Sunday, October 5, 2008

Week Six


"As a Principle a work of art has always been reproducible" From founding and stamping, to woodcut, engraving, etching and lithography, to printing and finally photography and film. 
However a Copy/reproduction of a painting is very different than that of a photograph. While a photograph can be printed infinitely and be identical copies (therefor all originals), a painting can not be coped identically, same as a woodcut or lithograph which  have a limited printing run (the first is not the same as the next as seen in the diagram). 

"technical reproduction had reached a standard that not only permitted it to reproduce  all transmitted works of art and thus to cause the most profound change in their impact upon the public; it also had captured a place of its own among the artistic processes."

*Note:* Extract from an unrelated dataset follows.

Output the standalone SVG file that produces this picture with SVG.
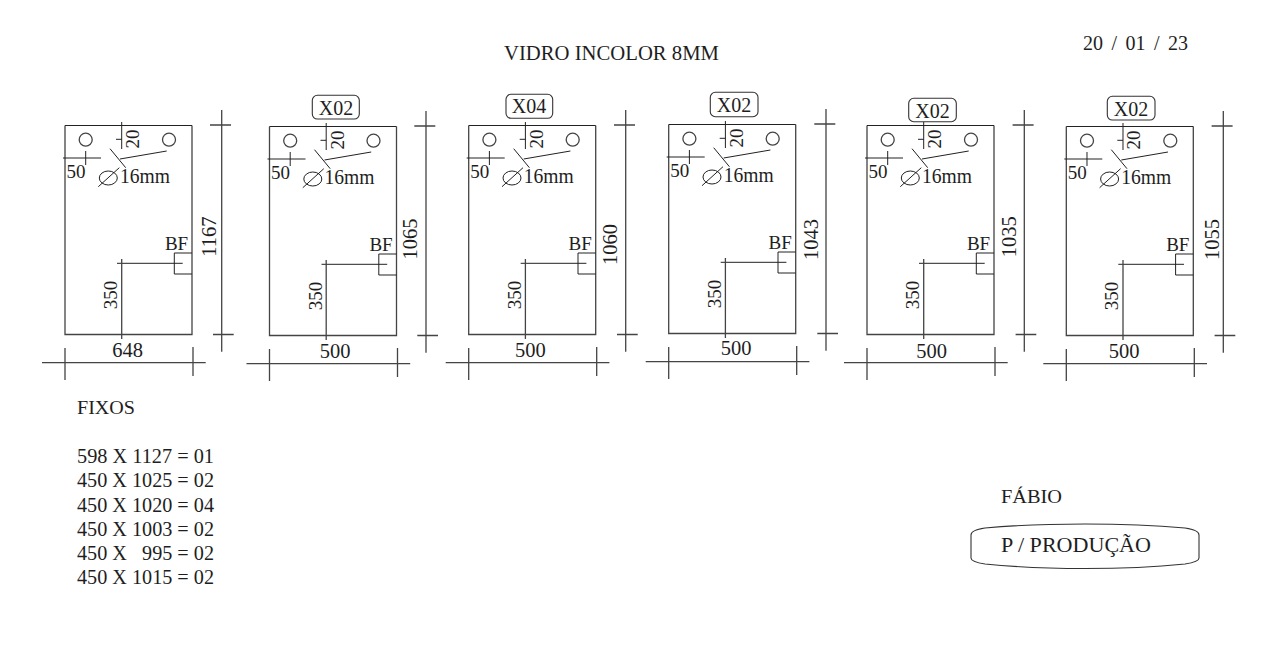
<svg xmlns="http://www.w3.org/2000/svg" width="1280" height="650" viewBox="0 0 1280 650">
<style>
text{font-family:"Liberation Serif","DejaVu Serif",serif;fill:#1e1e1e}
.l{fill:none;stroke:#444;stroke-width:1.3}
.d{fill:none;stroke:#222;stroke-width:1}
.t{font-size:20px}
.s{font-size:19px}
.n{font-size:20px}
.h{font-size:20.500px}
.m{text-anchor:middle}
.r{fill:none;stroke:#333;stroke-width:1.100}
</style>
<defs>
<g id="base">
<path class="l" d="M65 125.500V334.500H192V125.500"/>
<path class="d" d="M65 125.500H192"/>
<circle class="l" cx="85.700" cy="139.700" r="6.500"/>
<circle class="l" cx="169" cy="139.700" r="6.500"/>
<path class="d" d="M121.700 122V149M116 139.300H121.700M63 158H101M85.700 151V165M110 148.700L125.700 167.700M120 159L166.700 151M98.300 186.700L119.300 167.700"/>
<ellipse class="d" cx="108.300" cy="178" rx="9" ry="7"/>
<path class="d" d="M192 253H174.300V274H192M117 263.300H182.700"/>
<path class="l" d="M121.700 259V339"/>
<path class="l" d="M42 362.700H205.700M65 348V380M193 347V376"/>
</g>
<path id="vdim" class="l" d="M0 110V351.700M-11.700 125H9.300M-8.700 334.500H12"/>
</defs>
<text x="504" y="60" class="t" textLength="215" lengthAdjust="spacingAndGlyphs">VIDRO INCOLOR 8MM</text>
<text x="1083" y="50" class="t" textLength="105" lengthAdjust="spacing" word-spacing="3.500">20 / 01 / 23</text>

<g id="panel-1">
<use href="#base"/><use href="#vdim" x="221.700"/>
<text x="76" y="178" class="s m">50</text><text x="145" y="182.700" class="n m" textLength="50" lengthAdjust="spacingAndGlyphs">16mm</text><text x="176.500" y="250" class="s m">BF</text>
<text x="139" y="139" class="s m" transform="rotate(-90 139 139)">20</text>
<text x="117" y="295" class="s m" transform="rotate(-90 117 295)">350</text>
<text x="216" y="236.500" class="h m" transform="rotate(-90 216 236.500)">1167</text>
<text x="127.500" y="356.700" class="h m">648</text>
</g>

<g id="panel-2">
<g transform="translate(204.500 1)"><use href="#base"/>
<text x="76" y="178" class="s m">50</text><text x="145" y="182.700" class="n m" textLength="50" lengthAdjust="spacingAndGlyphs">16mm</text><text x="176.500" y="250" class="s m">BF</text>
<text x="139" y="139" class="s m" transform="rotate(-90 139 139)">20</text>
<text x="117" y="295" class="s m" transform="rotate(-90 117 295)">350</text>
</g>
<use href="#vdim" x="426" y="1"/>
<rect class="r" x="312.300" y="95.300" width="47" height="23.700" rx="5"/>
<text x="336" y="115" class="t m">X02</text>
<text x="416.700" y="239" class="h m" transform="rotate(-90 416.700 239)">1065</text>
<text x="335" y="358" class="h m">500</text>
</g>

<g id="panel-3">
<g transform="translate(403.700 0)"><use href="#base"/>
<text x="76" y="178" class="s m">50</text><text x="145" y="182.700" class="n m" textLength="50" lengthAdjust="spacingAndGlyphs">16mm</text><text x="176.500" y="250" class="s m">BF</text>
<text x="139" y="139" class="s m" transform="rotate(-90 139 139)">20</text>
<text x="117" y="295" class="s m" transform="rotate(-90 117 295)">350</text>
</g>
<use href="#vdim" x="625.700"/>
<rect class="r" x="506" y="94.300" width="46.700" height="24" rx="5"/>
<text x="529" y="113.300" class="t m">X04</text>
<text x="616.700" y="244.500" class="h m" transform="rotate(-90 616.700 244.500)">1060</text>
<text x="530.300" y="356.700" class="h m">500</text>
</g>

<g id="panel-4">
<g transform="translate(603.700 -1)"><use href="#base"/>
<text x="76" y="178" class="s m">50</text><text x="145" y="182.700" class="n m" textLength="50" lengthAdjust="spacingAndGlyphs">16mm</text><text x="176.500" y="250" class="s m">BF</text>
<text x="139" y="139" class="s m" transform="rotate(-90 139 139)">20</text>
<text x="117" y="295" class="s m" transform="rotate(-90 117 295)">350</text>
</g>
<use href="#vdim" x="826" y="-1"/>
<rect class="r" x="710.300" y="92.300" width="47.700" height="24.400" rx="5"/>
<text x="734" y="111.700" class="t m">X02</text>
<text x="818.300" y="239.500" class="h m" transform="rotate(-90 818.300 239.500)">1043</text>
<text x="736" y="355" class="h m">500</text>
</g>

<g id="panel-5">
<g transform="translate(802 0)"><use href="#base"/>
<text x="76" y="178" class="s m">50</text><text x="145" y="182.700" class="n m" textLength="50" lengthAdjust="spacingAndGlyphs">16mm</text><text x="176.500" y="250" class="s m">BF</text>
<text x="139" y="139" class="s m" transform="rotate(-90 139 139)">20</text>
<text x="117" y="295" class="s m" transform="rotate(-90 117 295)">350</text>
</g>
<use href="#vdim" x="1024.300"/>
<rect class="r" x="908.700" y="98.300" width="47.600" height="23.400" rx="5"/>
<text x="932.500" y="117.700" class="t m">X02</text>
<text x="1015.700" y="236.700" class="h m" transform="rotate(-90 1015.700 236.700)">1035</text>
<text x="931.700" y="358.300" class="h m">500</text>
</g>

<g id="panel-6">
<g transform="translate(1001.300 1)"><use href="#base"/>
<text x="76" y="178" class="s m">50</text><text x="145" y="182.700" class="n m" textLength="50" lengthAdjust="spacingAndGlyphs">16mm</text><text x="176.500" y="250" class="s m">BF</text>
<text x="139" y="139" class="s m" transform="rotate(-90 139 139)">20</text>
<text x="117" y="295" class="s m" transform="rotate(-90 117 295)">350</text>
</g>
<use href="#vdim" x="1223.300" y="1"/>
<rect class="r" x="1107.300" y="96.300" width="47.700" height="23.700" rx="5"/>
<text x="1131" y="115.700" class="t m">X02</text>
<text x="1219" y="239.500" class="h m" transform="rotate(-90 1219 239.500)">1055</text>
<text x="1124" y="358.300" class="h m">500</text>
</g>

<g id="fixos">
<text x="77" y="414" class="s" textLength="58" lengthAdjust="spacingAndGlyphs">FIXOS</text>
<text x="77" y="463" class="n" textLength="137" lengthAdjust="spacingAndGlyphs">598 X 1127 = 01</text>
<text x="77" y="487" class="n" textLength="137" lengthAdjust="spacingAndGlyphs">450 X 1025 = 02</text>
<text x="77" y="511.500" class="n" textLength="137" lengthAdjust="spacingAndGlyphs">450 X 1020 = 04</text>
<text x="77" y="536" class="n" textLength="137" lengthAdjust="spacingAndGlyphs">450 X 1003 = 02</text>
<text x="77" y="560" class="n" textLength="137" lengthAdjust="spacingAndGlyphs" style="white-space:pre">450 X   995 = 02</text>
<text x="77" y="584" class="n" textLength="137" lengthAdjust="spacingAndGlyphs">450 X 1015 = 02</text>
</g>

<g id="fabio">
<text x="1001" y="503" class="s" textLength="61" lengthAdjust="spacingAndGlyphs">FÁBIO</text>
</g>
<g id="producao">
<path class="r" d="M971 535Q971 530 985 528Q1030 524 1085 524Q1140 524 1185 528Q1199 530 1199 535V558Q1199 562 1185 564Q1140 568.500 1085 568.500Q1030 568.500 985 564Q971 562 971 558Z"/>
<text x="1001" y="552" class="t" textLength="150" lengthAdjust="spacingAndGlyphs">P / PRODUÇÃO</text>
</g>
</svg>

"first, process reproduction is more independent of the original than manual reproduction."
"second, technical reproduction can put the copy of the original into situations which would be out of reach for the original."


Reinventing Documentary (Art as a mode of human communication)
"a representational art, an art that refers to something beyond itself"

"A small number of contemporary photographers have set out deliberately to work against the strategies that have succeeded in making photography a high art."
"... they insist on treating photographs not as privileged objects but ad common cultural artifacts."

Fred Lonidier: Sociological possibilities of photography applies to social change

Lewis Baltz: focused on the counter-aesthetic of photography (New Industrial Parks 12/85)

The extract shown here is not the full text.